2.On March 23, 1993, after obtaining the approval from Investment Commission of the Ministry of Economic Affairs, the First Trust Investment Co., Ltd. held a special meeting of shareholders to elect supplemental directors and supervisors. San-Ching Engineering Co., Ltd. won seven director seats and two supervisor seats. Functionally speaking, the board of directors of a company limited by shares is the mechanism responsible for execution of the business operations and, according to Article 29(2) of the Company Law, has the power to appoint and discharge managerial personnel of the company; while the supervisors of the company are responsible mainly for monitoring whether the directors are carrying out the business operations strictly in compliance with the applicable laws and regulations, the Articles of Incorporation and the resolutions adopted by shareholders meeting or not. After the foregoing election, the number of seats of directors and supervisors of First Trust Investment Co., Ltd. obtained by San-Ching Engineering Co., Ltd. has entitled it with adequate power to effect direct control of the business operations and personnel employment and discharge of First Trust Investment Co., Ltd.; thereupon, Cathay Life Insurance Co., Ltd. and Cathay Construction Co., Ltd. are also able to effect indirect control, through San-Ching Engineering Co., Ltd., over the operation of First Trust Investment Co., Ltd. Consequently, the arrangement whereby San-Ching Engineering Co., Ltd., Cathay Life Insurance Co., Ltd. and Cathay Construction Co., Ltd. are empowered with the right of direct and indirect control of the business operations and the personnel employment and discharge has constituted an action of combination as defined in Article 6(1)(v) of the Fair Trade Law.

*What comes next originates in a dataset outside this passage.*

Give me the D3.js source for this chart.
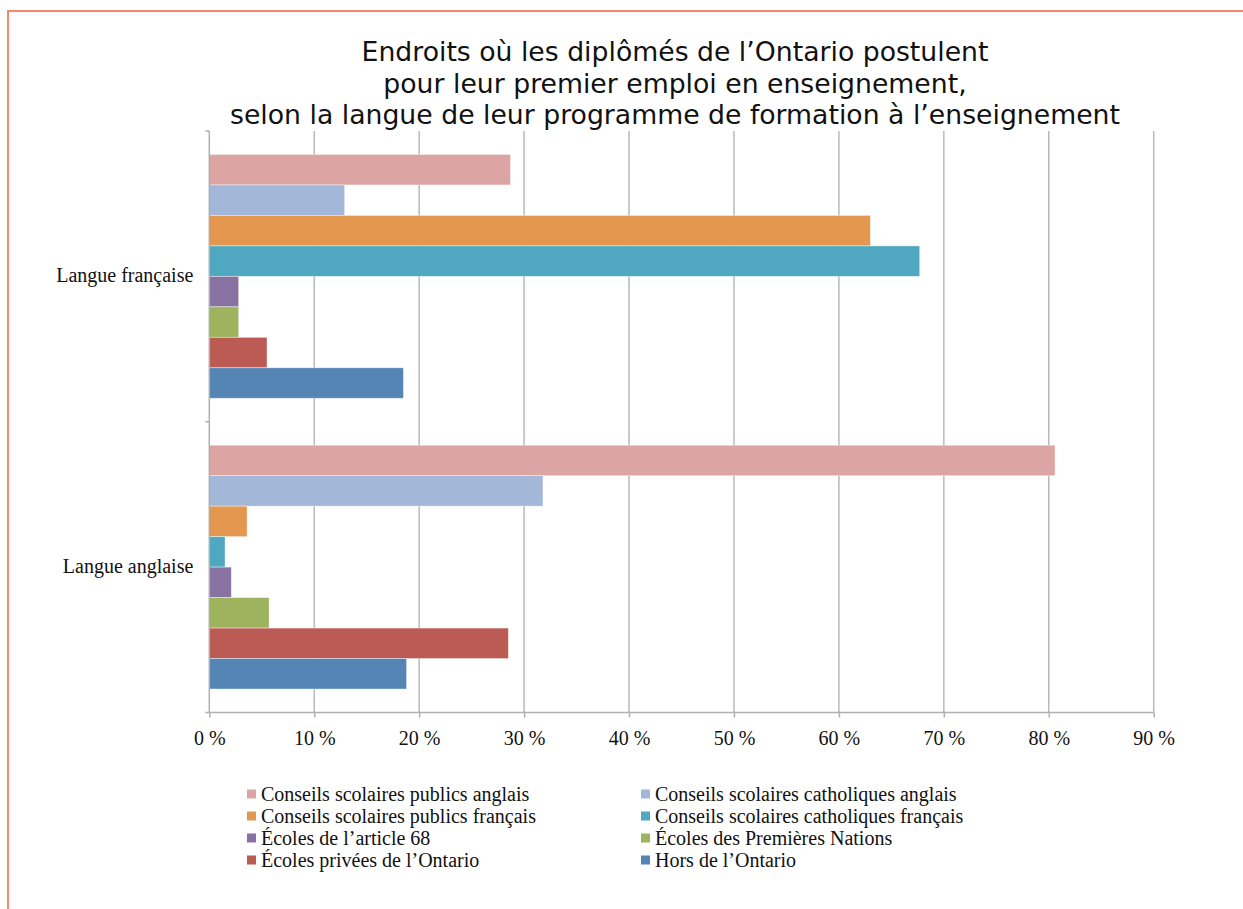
<!DOCTYPE html>
<html><head><meta charset="utf-8">
<script src="https://cdn.jsdelivr.net/npm/d3@7"></script>
<style>body{margin:0;background:#fff}svg{display:block}</style>
</head><body>
<script>
const categories = ["Langue française", "Langue anglaise"];
const seriesNames = [
  "Conseils scolaires publics anglais",
  "Conseils scolaires catholiques anglais",
  "Conseils scolaires publics français",
  "Conseils scolaires catholiques français",
  "Écoles de l’article 68",
  "Écoles des Premières Nations",
  "Écoles privées de l’Ontario",
  "Hors de l’Ontario"
];
const seriesColors = ["#dca5a4","#a3b7d9","#e3974f","#50a8c0","#8872a1","#9db35e","#bb5b53","#5585b5"];
const valuesFrancaise = [28.7, 12.9, 63.0, 67.7, 2.8, 2.8, 5.5, 18.5];
const valuesAnglaise  = [80.6, 31.8, 3.6, 1.5, 2.1, 5.7, 28.5, 18.8];
const tickValues = [0,10,20,30,40,50,60,70,80,90];
const titleLines = [
  "Endroits où les diplômés de l’Ontario postulent",
  "pour leur premier emploi en enseignement,",
  "selon la langue de leur programme de formation à l’enseignement"
];

const W = 1243, H = 909;
const svg = d3.select("body").append("svg").attr("width", W).attr("height", H);

// frame
svg.append("line").attr("x1",7).attr("x2",W).attr("y1",11).attr("y2",11).attr("stroke","#f4876e").attr("stroke-width",2);
svg.append("line").attr("x1",8).attr("x2",8).attr("y1",10).attr("y2",H).attr("stroke","#f4876e").attr("stroke-width",2);

// title
svg.append("text").attr("x", 675).attr("y", 61)
  .attr("text-anchor","middle").attr("font-family","DejaVu Sans").attr("font-size",26.7).attr("fill","#111")
  .selectAll("tspan").data(titleLines).join("tspan")
  .attr("x",675).attr("dy",(d,i)=> i===0?0:31.5).text(d=>d);

const pLeft = 209.3, pRight = 1153.7, pTop = 131, pBottom = 712.5;
const x = d3.scaleLinear().domain([0,90]).range([pLeft,pRight]);
const y = d3.scaleBand().domain(categories).range([pTop,pBottom]).paddingInner(0).paddingOuter(0);
const inner = d3.scaleBand().domain(seriesNames).range([0,y.bandwidth()]).paddingInner(0).paddingOuter(0.77);

// gridlines
svg.append("g").selectAll("line").data(tickValues.slice(1)).join("line")
  .attr("x1",d=>x(d)).attr("x2",d=>x(d)).attr("y1",pTop).attr("y2",pBottom)
  .attr("stroke","#b9b9b9").attr("stroke-width",1.5);

const data = categories.map((c,ci)=>({cat:c, vals:(ci===0?valuesFrancaise:valuesAnglaise)}));

const g = svg.append("g");
data.forEach(d=>{
  g.append("g").selectAll("rect").data(d.vals.map((v,i)=>({v,i}))).join("rect")
    .attr("x",x(0)).attr("y",e=>y(d.cat)+inner(seriesNames[e.i]))
    .attr("width",e=>x(e.v)-x(0)).attr("height",inner.bandwidth())
    .attr("fill",e=>seriesColors[e.i])
    .attr("stroke","rgba(255,255,255,0.5)").attr("stroke-width",0.8);
});

// y axis
const yAxisG = svg.append("g").attr("transform",`translate(${pLeft},0)`);
yAxisG.append("line").attr("x1",0).attr("x2",0).attr("y1",pTop).attr("y2",pBottom).attr("stroke","#b0b0b0").attr("stroke-width",1.5);
yAxisG.selectAll("line.tk").data([pTop, pTop + y.bandwidth(), pBottom]).join("line").attr("class","tk")
  .attr("x1",-4).attr("x2",0).attr("y1",d=>d).attr("y2",d=>d).attr("stroke","#b0b0b0").attr("stroke-width",1.5);
yAxisG.selectAll("text").data(categories).join("text")
  .attr("x",-16).attr("y",d=>y(d)+y.bandwidth()/2+6)
  .attr("text-anchor","end").attr("font-family","Liberation Serif").attr("font-size",20).attr("fill","#111").text(d=>d);

// x axis
const xAxis = d3.axisBottom(x).tickValues(tickValues).tickSize(5).tickFormat(d=>d+" %");
const xg = svg.append("g").attr("transform",`translate(0,${pBottom})`).call(xAxis);
xg.select(".domain").attr("stroke","#b0b0b0").attr("stroke-width",1.5).attr("d",`M${pLeft},0H${pRight}`);
xg.selectAll(".tick line").attr("stroke","#b0b0b0").attr("stroke-width",1.5);
xg.selectAll(".tick text").attr("font-family","Liberation Serif").attr("font-size",20).attr("fill","#111").attr("dy",0).attr("y",32);

// legend
const legend = svg.append("g");
seriesNames.forEach((s,i)=>{
  const col = i%2, row = Math.floor(i/2);
  const lx = col===0 ? 247 : 641, ly = 794 + row*22;
  legend.append("rect").attr("x",lx).attr("y",ly-4.5).attr("width",9).attr("height",9).attr("fill",seriesColors[i]);
  legend.append("text").attr("x",lx+14).attr("y",ly+7).attr("font-family","Liberation Serif").attr("font-size",20).attr("fill","#111").text(s);
});
</script>
</body></html>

3.Furthermore, as Cathay Life Insurance Co., Ltd. holds a market share nearly 50% in local life insurance market; and the annual operation revenue achieved by the three companies in the preceding fiscal year are around NT$146,960,000,000 (Cathay Life Insurance Co., Ltd.), NT$8,420,000,000 (Cathay Construction Co., Ltd.) and NT$5,160,000,000 (San-Ching Engineering Co., Ltd.) respectively, which reflects that the operation revenue of each company has exceeded the NT$2,000,000,000 threshold announced in public by the FTC for identification of an action of combination.

4. Although the three defendants filed an application for approval of business combination on May 8, 1993, they had violated Article 11(1) of the Fair Trade Law because their unauthorized combination was completed on March 30 of the same year (1993) before obtaining the approval of the applied combination.